前回の鉄部塗装は5年前の大規模修繕工事でした。現場を確認すると風雨を直接受ける場所の鉄部に若干の白亜化(チョーキング)と扉下端に点錆がみられましたが、開放廊下でない場所の鉄部は目視上、ほとんど劣化が見られません。表面劣化は砂塵等が直接塗装表面にぶつかるキズ等の他、紫外線や乾湿温度変化、様々な化学物質を含んだ塵埃が鉄部表面に蓄積したものとCO2との化学変化等があります。
Aマンションは鉄部を日常的によく清拭されていたため、清掃管理が建物全体の劣化防止に効果的ということがよくわかる例になります。経験上、掃除(同時に換気)の行き届いているマンションは建物の劣化度合いが低いと感じます。空き家がすぐに劣化してしまうのを考えればわかりますね。

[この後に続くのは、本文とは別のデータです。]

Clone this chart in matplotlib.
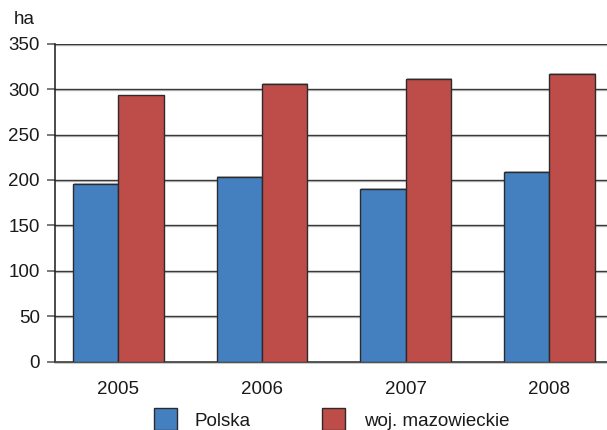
import matplotlib
matplotlib.use("Agg")
import matplotlib.pyplot as plt
import matplotlib.patheffects as pe
import numpy as np

years = ["2005", "2006", "2007", "2008"]
polska = [196, 203, 190, 209]
mazowieckie = [293, 306, 311, 317]
series_names = ["Polska", "woj. mazowieckie"]
y_ticks = [0, 50, 100, 150, 200, 250, 300, 350]
unit_label = "ha"

BLUE = "#4480C0"
RED = "#BE4C49"
EDGE = "#2b2b2b"
TEXT = "#1a1a1a"
FS = 13.5

plt.rcParams["font.family"] = ["Liberation Sans", "DejaVu Sans"]

fig = plt.figure(figsize=(6.07, 4.30), dpi=100)
ax = fig.add_axes([55 / 607, 1 - 361.7 / 430, 1 - 55 / 607, (361.7 - 43.7) / 430])

x = np.arange(len(years))
w = 0.3166
shadow = [pe.SimplePatchShadow(offset=(0.7, 0.7), shadow_rgbFace="#a0a0a0", alpha=0.7), pe.Normal()]
b1 = ax.bar(x - w / 2, polska, w, color=BLUE, edgecolor=EDGE, linewidth=1.0, zorder=3)
b2 = ax.bar(x + w / 2, mazowieckie, w, color=RED, edgecolor=EDGE, linewidth=1.0, zorder=3)
for bar in list(b1) + list(b2):
    bar.set_path_effects(shadow)

ax.set_xlim(-0.4405, 3.4008)
ax.set_ylim(0, 350)
ax.set_yticks(y_ticks)
ax.set_xticks(x)
ax.set_xticklabels(years)

line_shadow = [pe.SimpleLineShadow(offset=(0, -0.7), shadow_color="#c4c4c4", alpha=1.0), pe.Normal()]
for v in y_ticks[1:]:
    ax.axhline(v, color="#3a3a3a", linewidth=1.0, zorder=1, path_effects=line_shadow)

for s in ["top", "right"]:
    ax.spines[s].set_visible(False)
ax.spines["left"].set_color("#1a1a1a")
ax.spines["left"].set_linewidth(1.1)
ax.spines["bottom"].set_color("#3a3a3a")
ax.spines["bottom"].set_linewidth(1.2)
ax.spines["bottom"].set_path_effects(line_shadow)

ax.tick_params(axis="y", length=6, width=1.1, color="#555555", pad=5, labelsize=FS, labelcolor=TEXT)
ax.tick_params(axis="x", length=0, pad=14, labelsize=FS, labelcolor=TEXT)

fig.text(14 / 607, 1 - 19 / 430, unit_label, fontsize=FS, color=TEXT, va="center", ha="left")

# legend drawn beneath the axis
for lx, tx, color, name in [(154, 195, BLUE, series_names[0]), (322, 364, RED, series_names[1])]:
    fig.patches.append(plt.Rectangle((lx / 607, 0), 23 / 607, 22 / 430,
                                     transform=fig.transFigure, facecolor=color,
                                     edgecolor=EDGE, linewidth=1.0))
    fig.text(tx / 607, 1 - 421 / 430, name, fontsize=FS, color=TEXT,
             va="center", ha="left")

fig.savefig("out.png", dpi=100, facecolor="white")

3社に工事見積を依頼するときは1社は管理会社(関連施工会社)でよいと思いますが、2社は組合で探さないと公平な比較ができません。組合内部で共通の仕様書の作成や見積査定ができない場合は、竣工図書や過去の修繕資料を用意してマンション管理士に相談することをお薦めします。この内容については別の機会にします。
長期修繕計画を決議したからといって、その通りに実行する必要はなく、一般的な計画の目安、資金計画の参考程度と考えた方がいいでしょう。管理会社や各分野の工事業者は商売のため当然のように施工を勧めてきます。
本当に来期施工する必要がある工事なのか、あるいはAマンションのように鉄部のすべてを塗り直す必要があるのか、そもそも(消防用設備のボックス等)鉄部を違う材質にする選択肢がないのか、まずそこから調査し計画をしないと修繕積立金がいくら潤沢であっても、いずれ収支は破綻(または各戸負担金の値上)します。「管理会社に任せてあります。」とか「施工会社やコンサルタントがこう言ってたから。」の理由で毎度お決まりの工事をやっていては他の組合員に説明がつかなくなります。
長期修繕計画は現在を基準にして予測値を算出したものであり、将来の生活環境の変化や、その求められる水準に合った仕様ではありません。例えば、セキュリティーやインターホンシステム関連、宅配ロッカーシステム、造園土木計画、IT化への設備対応関連等が予備費等で計画されているのかを確認しておかなければ大きな金額変更が必要になってきます。